◆ **Job**
Please print the lines between the one with "Rebuild this chart" and the one with "const axisBreakY = [0, 0, 1.1, 0, 0];", both ends included, exactly as written, with no pictures.

◆ **Data entries**

::::

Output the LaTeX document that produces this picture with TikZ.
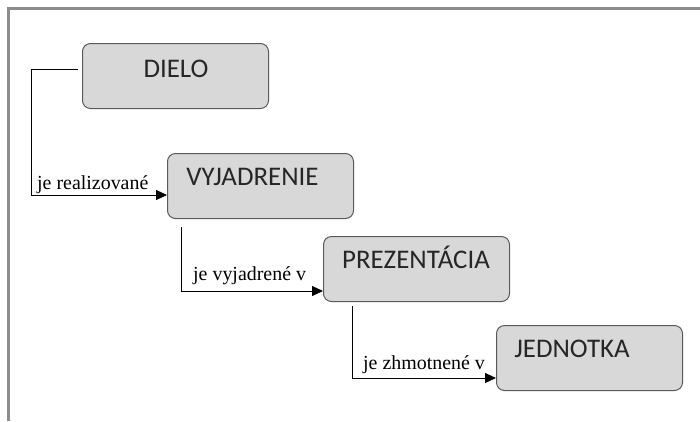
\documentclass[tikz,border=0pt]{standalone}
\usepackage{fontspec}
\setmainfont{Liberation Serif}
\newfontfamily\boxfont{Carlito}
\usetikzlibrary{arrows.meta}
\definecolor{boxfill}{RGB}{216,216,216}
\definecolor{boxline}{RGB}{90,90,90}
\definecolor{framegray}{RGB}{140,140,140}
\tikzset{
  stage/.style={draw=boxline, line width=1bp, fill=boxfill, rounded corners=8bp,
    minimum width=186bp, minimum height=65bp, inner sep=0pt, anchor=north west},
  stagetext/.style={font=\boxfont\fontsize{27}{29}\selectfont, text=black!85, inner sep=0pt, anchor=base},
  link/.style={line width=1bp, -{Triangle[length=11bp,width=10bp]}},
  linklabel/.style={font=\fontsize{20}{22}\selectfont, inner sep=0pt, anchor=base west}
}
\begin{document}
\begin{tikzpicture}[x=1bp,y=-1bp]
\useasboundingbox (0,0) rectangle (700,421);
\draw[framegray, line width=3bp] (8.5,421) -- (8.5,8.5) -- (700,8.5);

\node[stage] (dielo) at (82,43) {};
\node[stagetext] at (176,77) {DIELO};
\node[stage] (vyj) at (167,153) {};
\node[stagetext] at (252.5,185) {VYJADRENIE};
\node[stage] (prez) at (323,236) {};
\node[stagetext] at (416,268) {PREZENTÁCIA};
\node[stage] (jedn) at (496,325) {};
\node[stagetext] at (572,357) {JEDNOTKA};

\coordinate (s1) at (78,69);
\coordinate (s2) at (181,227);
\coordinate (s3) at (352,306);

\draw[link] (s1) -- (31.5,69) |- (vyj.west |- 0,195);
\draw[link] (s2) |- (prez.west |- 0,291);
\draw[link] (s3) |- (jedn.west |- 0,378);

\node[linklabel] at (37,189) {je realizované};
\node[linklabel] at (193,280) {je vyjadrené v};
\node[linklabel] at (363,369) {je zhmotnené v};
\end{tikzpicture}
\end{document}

::::

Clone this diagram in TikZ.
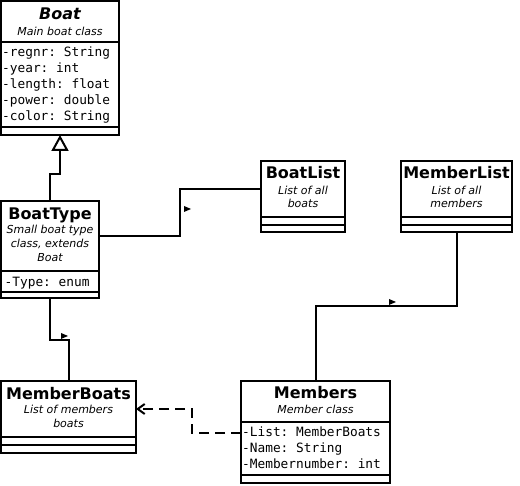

::::

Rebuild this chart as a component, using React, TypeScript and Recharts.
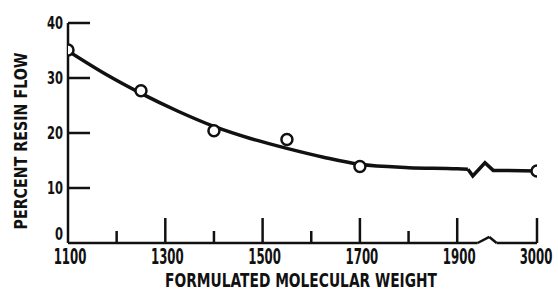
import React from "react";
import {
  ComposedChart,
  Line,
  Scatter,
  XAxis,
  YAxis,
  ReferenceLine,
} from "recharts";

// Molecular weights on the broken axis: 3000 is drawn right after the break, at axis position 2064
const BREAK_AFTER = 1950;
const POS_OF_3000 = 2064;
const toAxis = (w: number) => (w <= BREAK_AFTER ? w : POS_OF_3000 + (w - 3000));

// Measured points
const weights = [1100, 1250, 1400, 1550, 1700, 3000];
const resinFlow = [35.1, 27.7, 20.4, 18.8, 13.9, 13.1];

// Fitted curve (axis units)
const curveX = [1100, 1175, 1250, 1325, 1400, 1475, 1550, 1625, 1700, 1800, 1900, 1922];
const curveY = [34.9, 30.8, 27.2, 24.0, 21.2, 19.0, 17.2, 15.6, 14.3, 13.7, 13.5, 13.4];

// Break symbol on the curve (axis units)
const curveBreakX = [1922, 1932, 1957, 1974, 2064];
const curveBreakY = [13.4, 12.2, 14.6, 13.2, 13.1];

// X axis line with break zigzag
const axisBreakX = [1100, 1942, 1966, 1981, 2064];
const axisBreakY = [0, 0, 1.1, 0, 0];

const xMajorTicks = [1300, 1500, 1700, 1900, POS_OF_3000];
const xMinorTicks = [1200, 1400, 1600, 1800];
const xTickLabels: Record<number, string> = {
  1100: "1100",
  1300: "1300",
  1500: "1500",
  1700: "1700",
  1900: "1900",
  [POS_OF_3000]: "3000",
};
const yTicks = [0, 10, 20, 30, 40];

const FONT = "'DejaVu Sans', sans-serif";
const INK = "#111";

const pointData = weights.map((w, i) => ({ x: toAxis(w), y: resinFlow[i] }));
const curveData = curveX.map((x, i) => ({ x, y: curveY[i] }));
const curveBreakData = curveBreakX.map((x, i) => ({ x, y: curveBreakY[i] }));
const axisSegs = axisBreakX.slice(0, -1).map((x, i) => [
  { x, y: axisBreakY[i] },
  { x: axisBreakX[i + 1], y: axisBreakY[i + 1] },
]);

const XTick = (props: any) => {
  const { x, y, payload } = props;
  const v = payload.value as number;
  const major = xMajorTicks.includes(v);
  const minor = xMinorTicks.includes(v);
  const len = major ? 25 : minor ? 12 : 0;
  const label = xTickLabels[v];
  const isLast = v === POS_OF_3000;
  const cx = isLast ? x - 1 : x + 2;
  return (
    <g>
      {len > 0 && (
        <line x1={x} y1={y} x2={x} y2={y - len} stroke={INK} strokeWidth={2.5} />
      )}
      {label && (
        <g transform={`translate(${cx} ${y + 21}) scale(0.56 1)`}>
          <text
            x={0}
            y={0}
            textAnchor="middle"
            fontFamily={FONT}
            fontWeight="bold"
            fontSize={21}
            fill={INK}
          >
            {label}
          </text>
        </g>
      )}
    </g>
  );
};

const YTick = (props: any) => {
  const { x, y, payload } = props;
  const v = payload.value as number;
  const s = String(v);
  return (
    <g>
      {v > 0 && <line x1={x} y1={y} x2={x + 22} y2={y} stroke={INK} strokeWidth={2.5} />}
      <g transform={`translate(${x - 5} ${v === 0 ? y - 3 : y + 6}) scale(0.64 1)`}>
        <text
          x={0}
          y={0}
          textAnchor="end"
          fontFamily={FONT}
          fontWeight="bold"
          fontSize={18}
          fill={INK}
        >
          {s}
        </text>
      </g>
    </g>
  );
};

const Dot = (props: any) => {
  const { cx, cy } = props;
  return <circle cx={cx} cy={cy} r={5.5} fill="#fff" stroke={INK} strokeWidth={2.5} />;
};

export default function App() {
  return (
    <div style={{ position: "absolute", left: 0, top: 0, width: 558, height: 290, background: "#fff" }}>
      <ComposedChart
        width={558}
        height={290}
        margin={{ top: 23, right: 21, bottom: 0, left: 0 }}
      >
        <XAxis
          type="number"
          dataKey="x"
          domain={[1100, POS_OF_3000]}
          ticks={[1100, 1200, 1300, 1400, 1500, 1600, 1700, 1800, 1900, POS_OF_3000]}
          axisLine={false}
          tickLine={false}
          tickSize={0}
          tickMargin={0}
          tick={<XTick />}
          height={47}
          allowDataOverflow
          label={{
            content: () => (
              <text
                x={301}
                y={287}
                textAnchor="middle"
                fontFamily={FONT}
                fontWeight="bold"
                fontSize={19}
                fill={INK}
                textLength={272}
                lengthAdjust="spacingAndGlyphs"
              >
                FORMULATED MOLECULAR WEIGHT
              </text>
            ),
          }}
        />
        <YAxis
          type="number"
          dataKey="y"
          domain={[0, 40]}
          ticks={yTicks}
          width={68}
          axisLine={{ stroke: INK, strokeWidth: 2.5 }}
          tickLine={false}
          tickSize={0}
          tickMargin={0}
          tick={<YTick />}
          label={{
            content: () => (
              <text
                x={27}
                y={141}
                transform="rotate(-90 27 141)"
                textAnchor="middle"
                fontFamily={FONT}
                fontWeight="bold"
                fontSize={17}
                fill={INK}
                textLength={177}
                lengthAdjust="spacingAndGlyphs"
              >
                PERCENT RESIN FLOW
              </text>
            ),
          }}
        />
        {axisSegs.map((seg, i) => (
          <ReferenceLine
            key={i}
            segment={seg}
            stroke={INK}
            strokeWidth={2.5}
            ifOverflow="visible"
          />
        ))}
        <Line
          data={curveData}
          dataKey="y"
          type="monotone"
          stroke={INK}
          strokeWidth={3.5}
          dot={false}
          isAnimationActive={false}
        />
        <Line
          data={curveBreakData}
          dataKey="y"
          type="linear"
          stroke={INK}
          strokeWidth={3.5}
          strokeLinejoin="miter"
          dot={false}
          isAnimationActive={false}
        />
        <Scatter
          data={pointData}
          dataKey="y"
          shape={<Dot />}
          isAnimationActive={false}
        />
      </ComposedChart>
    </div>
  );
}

::::

◆ **Expected output**
Rebuild this chart as a component, using React, TypeScript and Recharts.
import React from "react";
import {
  ComposedChart,
  Line,
  Scatter,
  XAxis,
  YAxis,
  ReferenceLine,
} from "recharts";

// Molecular weights on the broken axis: 3000 is drawn right after the break, at axis position 2064
const BREAK_AFTER = 1950;
const POS_OF_3000 = 2064;
const toAxis = (w: number) => (w <= BREAK_AFTER ? w : POS_OF_3000 + (w - 3000));

// Measured points
const weights = [1100, 1250, 1400, 1550, 1700, 3000];
const resinFlow = [35.1, 27.7, 20.4, 18.8, 13.9, 13.1];

// Fitted curve (axis units)
const curveX = [1100, 1175, 1250, 1325, 1400, 1475, 1550, 1625, 1700, 1800, 1900, 1922];
const curveY = [34.9, 30.8, 27.2, 24.0, 21.2, 19.0, 17.2, 15.6, 14.3, 13.7, 13.5, 13.4];

// Break symbol on the curve (axis units)
const curveBreakX = [1922, 1932, 1957, 1974, 2064];
const curveBreakY = [13.4, 12.2, 14.6, 13.2, 13.1];

// X axis line with break zigzag
const axisBreakX = [1100, 1942, 1966, 1981, 2064];
const axisBreakY = [0, 0, 1.1, 0, 0];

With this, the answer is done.